# [INSTRUCTIONS FOR THE TASK]
Starting at the first line of the listing below, retype each line up to and including the one that contains "const xLabelText = 'work". Leave pictures out.

# [GIVEN MATERIAL]
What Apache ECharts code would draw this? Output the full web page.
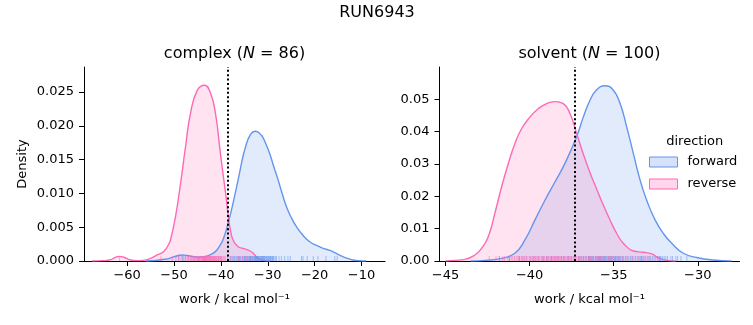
<!DOCTYPE html>
<html>
<head>
<meta charset="utf-8">
<script src="https://cdn.jsdelivr.net/npm/echarts@6/dist/echarts.min.js"></script>
<style>html,body{margin:0;padding:0;background:#fff;}#c{width:753px;height:325px;}</style>
</head>
<body>
<div id="c"></div>
<script>
// ---------- data ----------
const figureTitle = 'RUN6943';
const panelNames = ['complex', 'solvent'];
const panelN = [86, 100];
const directions = ['forward', 'reverse'];
const xLabelText = 'work / kcal mol\u207B\u00B9';

// KDE curves [work, density]
const complexForwardCurve = [
  [-56, 0], [-54, 0.00008], [-52, 0.00025], [-50.5, 0.0005], [-49.3, 0.00078], [-48.3, 0.00088],
  [-47.2, 0.00082], [-46, 0.00066], [-44.8, 0.00058], [-43.7, 0.00062], [-42.7, 0.0008],
  [-41.8, 0.0011], [-40.9, 0.0016], [-40.2, 0.0023], [-39.47, 0.0033], [-38.46, 0.0056],
  [-37.4, 0.0086], [-36.33, 0.0120], [-35.5, 0.0148], [-34.9, 0.0165], [-33.8, 0.0186],
  [-32.6, 0.0192], [-31.35, 0.0186], [-30.4, 0.0173], [-29.6, 0.0159], [-28.7, 0.0139],
  [-27.8, 0.0120], [-26.9, 0.0099], [-26.0, 0.0080], [-24.9, 0.0063], [-23.9, 0.0051],
  [-22.5, 0.0038], [-21.05, 0.00285], [-19.6, 0.0023], [-18.2, 0.00187], [-16.9, 0.0016],
  [-15.7, 0.00123], [-14.8, 0.0009], [-13.95, 0.00064], [-12.8, 0.00035], [-11.8, 0.00015],
  [-10.5, 0.00004], [-9, 0]
];
const complexReverseCurve = [
  [-67.5, 0], [-65, 0.00005], [-63.5, 0.0002], [-62.5, 0.00055], [-61.6, 0.00069], [-60.7, 0.00055],
  [-59.5, 0.0002], [-58, 0.00006], [-56.5, 0.0001], [-55, 0.0004], [-53.6, 0.00089], [-52.2, 0.0014],
  [-51.2, 0.0024], [-50.75, 0.0031], [-49.7, 0.0065], [-48.6, 0.0115], [-47.55, 0.0169],
  [-46.5, 0.0218], [-45.07, 0.0252], [-43.5, 0.0260], [-42.2, 0.0248], [-41.15, 0.0218],
  [-40.19, 0.0164], [-39.47, 0.0125], [-38.9, 0.0095], [-38.46, 0.0068], [-38.1, 0.0051],
  [-37.4, 0.0031], [-36.33, 0.0021], [-34.9, 0.0018], [-33.5, 0.00137], [-32.07, 0.0004],
  [-31.0, 0.0001], [-29.5, 0]
];
const solventForwardCurve = [
  [-43.5, 0], [-42.66, 0.0002], [-41.67, 0.0008], [-40.88, 0.0024], [-40.28, 0.0065],
  [-39.68, 0.0127], [-39.09, 0.0188], [-38.49, 0.0245], [-37.9, 0.0302],
  [-37.2, 0.0385], [-36.81, 0.0445], [-36.41, 0.0497], [-36.01, 0.0530], [-35.52, 0.0542],
  [-35.02, 0.0528], [-34.62, 0.0487], [-34.23, 0.0415], [-33.83, 0.0332], [-33.43, 0.0250],
  [-33.04, 0.0188], [-32.54, 0.0127], [-32.05, 0.0085], [-31.55, 0.0055], [-30.86, 0.0024],
  [-30.06, 0.0011], [-29.07, 0.0003], [-28.0, 0]
];
const solventReverseCurve = [
  [-45.0, 0], [-44.45, 0.0002], [-43.85, 0.0005], [-43.26, 0.00185], [-42.86, 0.0039],
  [-42.46, 0.0075], [-42.07, 0.0147], [-41.67, 0.0229], [-41.27, 0.0301], [-40.88, 0.0363],
  [-40.48, 0.0409], [-39.98, 0.0445], [-39.49, 0.0471], [-38.99, 0.0487], [-38.49, 0.0493],
  [-38.0, 0.0487], [-37.6, 0.0456], [-37.2, 0.0394], [-36.81, 0.0331], [-36.41, 0.0273],
  [-36.01, 0.0222], [-35.62, 0.0173], [-35.22, 0.0127], [-34.82, 0.0085], [-34.43, 0.0055],
  [-33.83, 0.0031], [-33.24, 0.0027], [-32.74, 0.0022], [-32.35, 0.0010], [-31.85, 0.0002],
  [-31.3, 0]
];

// rug samples (individual work values)
const complexForwardWork = [
  -49.0, -48.2, -47.6, -43.5, -40.5, -38.6, -38.0, -37.8, -37.5, -37.1, -36.8, -36.6, -36.4, -36.2,
  -36.0, -35.9, -35.7, -35.4, -35.1, -35.0, -34.9, -34.8, -34.6, -34.4, -34.3, -34.1, -33.9, -33.8,
  -33.7, -33.6, -33.5, -33.3, -33.2, -33.1, -32.9, -32.8, -32.7, -32.6, -32.5, -32.4, -32.3, -32.2,
  -32.1, -32.0, -31.9, -31.8, -31.6, -31.5, -31.4, -31.3, -31.2, -31.1, -31.0, -30.9, -30.8, -30.7,
  -30.6, -30.4, -30.3, -30.2, -30.0, -29.9, -29.8, -29.6, -29.5, -29.4, -29.3, -29.1, -29.0, -28.8,
  -28.7, -28.4, -28.15, -27.6, -27.1, -26.4, -25.7, -25.2, -22.8, -22.5, -21.6, -20.3, -19.3, -17.6,
  -15.7, -15.2
];
const complexReverseWork = [
  -61.6, -52.8, -50.4, -49.6, -49.0, -48.5, -48.0, -47.6, -47.2, -47.0, -46.9, -46.6, -46.4, -46.3,
  -46.0, -45.9, -45.8, -45.6, -45.5, -45.3, -45.1, -45.0, -44.9, -44.8, -44.7, -44.6, -44.5, -44.3,
  -44.2, -44.1, -44.0, -43.9, -43.8, -43.7, -43.65, -43.6, -43.55, -43.5, -43.45, -43.4, -43.3, -43.2,
  -43.1, -43.0, -42.95, -42.9, -42.8, -42.7, -42.6, -42.5, -42.45, -42.4, -42.3, -42.2, -42.1, -42.0,
  -41.9, -41.8, -41.7, -41.6, -41.5, -41.4, -41.35, -41.2, -41.1, -41.0, -40.9, -40.8, -40.6, -40.5,
  -40.4, -40.2, -40.1, -40.0, -39.9, -39.8, -39.5, -39.3, -39.1, -38.6, -38.0, -37.3, -36.2, -35.4,
  -34.6, -33.8
];
const solventForwardWork = [
  -41.8, -41.2, -40.6, -40.2, -39.8, -39.5, -39.2, -38.9, -38.7, -38.5, -38.3, -38.1, -37.9, -37.7,
  -37.5, -37.3, -37.1, -36.9, -36.8, -36.7, -36.6, -36.5, -36.45, -36.4, -36.3, -36.25, -36.2, -36.1,
  -36.05, -36.0, -35.95, -35.9, -35.85, -35.8, -35.75, -35.7, -35.65, -35.6, -35.55, -35.5, -35.45,
  -35.4, -35.35, -35.3, -35.25, -35.2, -35.15, -35.1, -35.05, -35.0, -34.95, -34.9, -34.85, -34.8,
  -34.7, -34.65, -34.6, -34.5, -34.45, -34.4, -34.3, -34.2, -34.1, -34.0, -33.9, -33.8, -33.7, -33.6,
  -33.5, -33.4, -33.3, -33.2, -33.1, -33.0, -32.9, -32.8, -32.7, -32.6, -32.5, -32.4, -32.3, -32.2,
  -32.1, -32.0, -31.9, -31.8, -31.6, -31.5, -31.3, -31.2, -31.0, -30.65, -39.0, -38.0, -37.0, -36.35,
  -35.82, -34.75, -33.35, -32.25
];
const solventReverseWork = [
  -42.4, -42.0, -41.8, -41.6, -41.5, -41.3, -41.2, -41.0, -40.9, -40.8, -40.7, -40.65, -40.6, -40.5,
  -40.45, -40.4, -40.3, -40.2, -40.1, -40.0, -39.95, -39.9, -39.8, -39.7, -39.65, -39.6, -39.5, -39.45,
  -39.4, -39.3, -39.25, -39.2, -39.1, -39.0, -38.95, -38.9, -38.8, -38.75, -38.7, -38.6, -38.55, -38.5,
  -38.45, -38.4, -38.3, -38.25, -38.2, -38.15, -38.1, -38.0, -37.95, -37.9, -37.8, -37.75, -37.7,
  -37.6, -37.55, -37.5, -37.4, -37.35, -37.3, -37.2, -37.1, -37.0, -36.9, -36.8, -36.7, -36.6, -36.5,
  -36.4, -36.3, -36.2, -36.1, -36.0, -35.9, -35.8, -35.6, -35.5, -35.3, -35.1, -34.9, -34.7, -34.5,
  -34.2, -33.9, -33.5, -33.2, -32.9, -32.3, -41.1, -40.35, -39.75, -39.15, -38.65, -38.35, -37.65,
  -37.05, -36.45, -35.7, -35.2
];

// mean-work reference lines
const complexRefWork = -38.53;
const solventRefWork = -37.32;

// axis ranges and ticks
const complexXRange = [-69.2, -5.0];
const complexYRange = [0, 0.0287];
const solventXRange = [-45.36, -27.52];
const solventYRange = [0, 0.06];
const complexXTicks = [-60, -50, -40, -30, -20, -10];
const complexYTicks = [0, 0.005, 0.010, 0.015, 0.020, 0.025];
const solventXTicks = [-45, -40, -35, -30];
const solventYTicks = [0, 0.01, 0.02, 0.03, 0.04, 0.05];

// ---------- chart ----------
const FONT = 'DejaVu Sans';
const colors = { forward: '#6495ED', reverse: '#FF69B4' };
const fills = { forward: 'rgba(100,149,237,0.27)', reverse: 'rgba(255,105,180,0.27)' };
const minus = s => String(s).replace('-', '\u2212');

function xAxis(idx, range, ticks) {
  return {
    type: 'value', gridIndex: idx, min: range[0], max: range[1],
    splitLine: { show: false },
    axisLine: { show: true, onZero: false, lineStyle: { color: '#000', width: 1 } },
    axisTick: { show: true, length: 5, lineStyle: { color: '#000', width: 1 }, customValues: ticks },
    axisLabel: { customValues: ticks, formatter: v => minus(v), color: '#000', fontFamily: FONT, fontSize: 13, margin: 8 },
    name: xLabelText, nameLocation: 'middle', nameGap: 32,
    nameTextStyle: { color: '#000', fontFamily: FONT, fontSize: 13 }
  };
}
function yAxis(idx, range, ticks, dec, withName) {
  const a = {
    type: 'value', gridIndex: idx, min: range[0], max: range[1],
    splitLine: { show: false },
    axisLine: { show: true, lineStyle: { color: '#000', width: 1 } },
    axisTick: { show: true, length: 5, lineStyle: { color: '#000', width: 1 }, customValues: ticks },
    axisLabel: { customValues: ticks, formatter: v => v.toFixed(dec), color: '#000', fontFamily: FONT, fontSize: 13, margin: 10 }
  };
  if (withName) {
    a.name = 'Density'; a.nameLocation = 'middle'; a.nameGap = 55; a.nameRotate = 90;
    a.nameTextStyle = { color: '#000', fontFamily: FONT, fontSize: 13 };
  }
  return a;
}
function curve(idx, dir, data, ref) {
  const s = {
    type: 'line', name: dir, xAxisIndex: idx, yAxisIndex: idx, data: data,
    smooth: 0.5, showSymbol: false, symbol: 'none', silent: true,
    lineStyle: { color: colors[dir], width: 1.4 },
    itemStyle: { color: colors[dir] },
    areaStyle: { color: fills[dir], origin: 'start' },
    z: 2
  };
  if (ref !== undefined) {
    s.markLine = {
      symbol: 'none', silent: true, animation: false, z: 10,
      label: { show: false },
      lineStyle: { color: '#000', type: [2, 2.4], width: 2 },
      data: [{ xAxis: ref }]
    };
  }
  return s;
}
function rug(idx, dir, values) {
  return {
    type: 'scatter', name: dir + '-rug', xAxisIndex: idx, yAxisIndex: idx,
    data: values.map(v => [v, 0]), symbol: 'rect', symbolSize: [1, 5], symbolOffset: [0, -2.5],
    itemStyle: { color: colors[dir], opacity: 0.55 }, silent: true, z: 3
  };
}

const titleStyle = { fontFamily: FONT, fontSize: 16, fill: '#000' };
const subRich = {
  a: { fontFamily: FONT, fontSize: 16, color: '#000' },
  i: { fontFamily: FONT, fontSize: 16, fontStyle: 'italic', color: '#000' }
};

const chart = echarts.init(document.getElementById('c'), null, { renderer: 'canvas' });
chart.setOption({
  animation: false,
  backgroundColor: '#fff',
  grid: [
    { left: 84, top: 67, width: 301, height: 194 },
    { left: 439.5, top: 67, width: 300, height: 194 }
  ],
  xAxis: [xAxis(0, complexXRange, complexXTicks), xAxis(1, solventXRange, solventXTicks)],
  yAxis: [yAxis(0, complexYRange, complexYTicks, 3, true), yAxis(1, solventYRange, solventYTicks, 2, false)],
  legend: {
    orient: 'vertical', left: 649, top: 155, padding: 0, icon: 'rect', itemWidth: 28, itemHeight: 10, itemGap: 8,
    textStyle: { fontFamily: FONT, fontSize: 13, color: '#000', lineHeight: 14, padding: [0, 0, 0, 5] },
    selectedMode: false,
    data: directions.map(d => ({ name: d, itemStyle: { color: fills[d], borderColor: colors[d], borderWidth: 1 } }))
  },
  series: [
    curve(0, 'forward', complexForwardCurve),
    curve(0, 'reverse', complexReverseCurve, complexRefWork),
    rug(0, 'forward', complexForwardWork),
    rug(0, 'reverse', complexReverseWork),
    curve(1, 'forward', solventForwardCurve),
    curve(1, 'reverse', solventReverseCurve, solventRefWork),
    rug(1, 'forward', solventForwardWork),
    rug(1, 'reverse', solventReverseWork)
  ],
  graphic: [
    { type: 'text', x: 377, y: 13, style: Object.assign({ text: figureTitle, align: 'center', verticalAlign: 'middle' }, titleStyle) },
    { type: 'text', x: 234.5, y: 54, style: { text: '{a|' + panelNames[0] + ' (}{i|N}{a| = ' + panelN[0] + ')}', rich: subRich, align: 'center', verticalAlign: 'middle' } },
    { type: 'text', x: 589.4, y: 54, style: { text: '{a|' + panelNames[1] + ' (}{i|N}{a| = ' + panelN[1] + ')}', rich: subRich, align: 'center', verticalAlign: 'middle' } },
    { type: 'text', x: 694.7, y: 142, style: { text: 'direction', align: 'center', verticalAlign: 'middle', fontFamily: FONT, fontSize: 13, fill: '#000' } }
  ]
});
</script>
</body>
</html>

# [COMPLETE ANSWER]
What Apache ECharts code would draw this? Output the full web page.
<!DOCTYPE html>
<html>
<head>
<meta charset="utf-8">
<script src="https://cdn.jsdelivr.net/npm/echarts@6/dist/echarts.min.js"></script>
<style>html,body{margin:0;padding:0;background:#fff;}#c{width:753px;height:325px;}</style>
</head>
<body>
<div id="c"></div>
<script>
// ---------- data ----------
const figureTitle = 'RUN6943';
const panelNames = ['complex', 'solvent'];
const panelN = [86, 100];
const directions = ['forward', 'reverse'];
const xLabelText = 'work / kcal mol\u207B\u00B9';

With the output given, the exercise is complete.